The partnership will focus on six priority areas: SME capacity building, closing the trade finance gap, strengthening the use of Ecobank’s Single Market Trade Hub, business referrals, policy advocacy and thought leadership on AfCFTA protocols.
A key element will be the promotion of Ecobank’s Ellevate Programme, which targets women-led businesses in both formal and informal sectors. The two institutions will also use the AfCFTA Trading Companies database and Ecobank’s network to connect buyers and sellers across the continent.
The Single Market Trade Hub is expected to help reduce information gaps among African traders, one of the persistent challenges limiting intra-African commerce.
The agreement will also support joint advocacy with regulators to address non-tariff barriers and cross-border payment friction, two issues that continue to undermine the cost and speed of doing business across African borders.
For African SMEs, the partnership could be significant. Many smaller firms face difficulty securing working capital, letters of credit, guarantees and other trade instruments needed to participate in regional supply chains. Without affordable finance, the AfCFTA’s promise of a single market risks being captured mainly by larger companies with stronger balance sheets.

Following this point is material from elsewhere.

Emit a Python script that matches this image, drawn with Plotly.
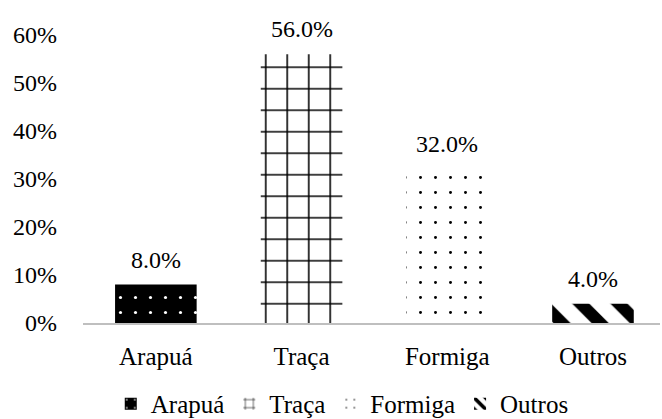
import plotly.graph_objects as go

categories = ["Arapuá", "Traça", "Formiga", "Outros"]
values = [0.08, 0.56, 0.32, 0.04]
tick_vals = [0, 0.1, 0.2, 0.3, 0.4, 0.5, 0.6]
tick_text = ["0%", "10%", "20%", "30%", "40%", "50%", "60%"]

patterns = [
    dict(shape=".", bgcolor="black", fgcolor="white", size=15, solidity=0.035, fillmode="replace"),
    dict(shape="+", bgcolor="white", fgcolor="black", size=21.5, solidity=0.14, fillmode="replace"),
    dict(shape=".", bgcolor="white", fgcolor="black", size=15, solidity=0.03, fillmode="replace"),
    dict(shape="\\", bgcolor="white", fgcolor="black", size=27, solidity=0.45, fillmode="replace"),
]

FAM = "Liberation Serif, Times New Roman, serif"
font = dict(family=FAM, size=25, color="black")
tick_font = dict(family=FAM, size=24, color="black")

fig = go.Figure()
for cat, val, pat in zip(categories, values, patterns):
    fig.add_trace(go.Bar(
        x=[cat], y=[val], name=cat, width=0.56,
        marker=dict(color="white", line=dict(width=0), pattern=pat),
    ))

for cat, val in zip(categories, values):
    fig.add_annotation(x=cat, y=val, text=f"{val:.1%}", showarrow=False,
                       yanchor="bottom", yshift=10, font=tick_font)

fig.update_layout(
    width=662, height=419,
    margin=dict(l=83, r=2, t=35, b=96),
    paper_bgcolor="white", plot_bgcolor="white",
    barmode="overlay",
    font=font,
    showlegend=True,
    legend=dict(orientation="h", xref="container", x=0.517, xanchor="center",
                yref="container", y=0.036, yanchor="middle",
                font=font, itemwidth=30),
    xaxis=dict(showgrid=False, showline=True, linecolor="#bfbfbf", linewidth=2, ticks="",
               tickfont=font, range=[-0.5, 3.46], automargin=False, ticklabelstandoff=10),
    yaxis=dict(range=[0, 0.6], tickvals=tick_vals, ticktext=tick_text, showgrid=False,
               zeroline=False, showline=False, ticks="", tickfont=tick_font,
               ticklabelstandoff=25, automargin=False),
)

fig.write_html("out.html", config={"displayModeBar": False},
               post_script="document.body.style.margin='0';document.body.style.overflow='hidden';")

The Ecobank-AfCFTA agreement seeks to narrow that gap by linking finance, market access, business information and policy support within one framework.
No detailed rollout timeline for specific programmes under the MoU has been disclosed, but both parties said implementation would begin immediately.
For Ghana, where the AfCFTA Secretariat is headquartered, the deal reinforces Accra’s role as a coordination hub for Africa’s trade integration agenda. It also presents potential opportunities for Ghanaian SMEs, exporters, women-led enterprises and fintech-enabled traders seeking access to regional markets.
The broader test, however, will be execution. Africa has no shortage of trade integration commitments; what businesses need is practical access to finance, faster payment settlement, predictable customs processes and lower non-tariff barriers.
If implemented effectively, the Ecobank-AfCFTA partnership could help move the continental trade agenda from policy ambition to business reality — by putting capital, networks and market intelligence behind firms that have long been priced out of cross-border growth.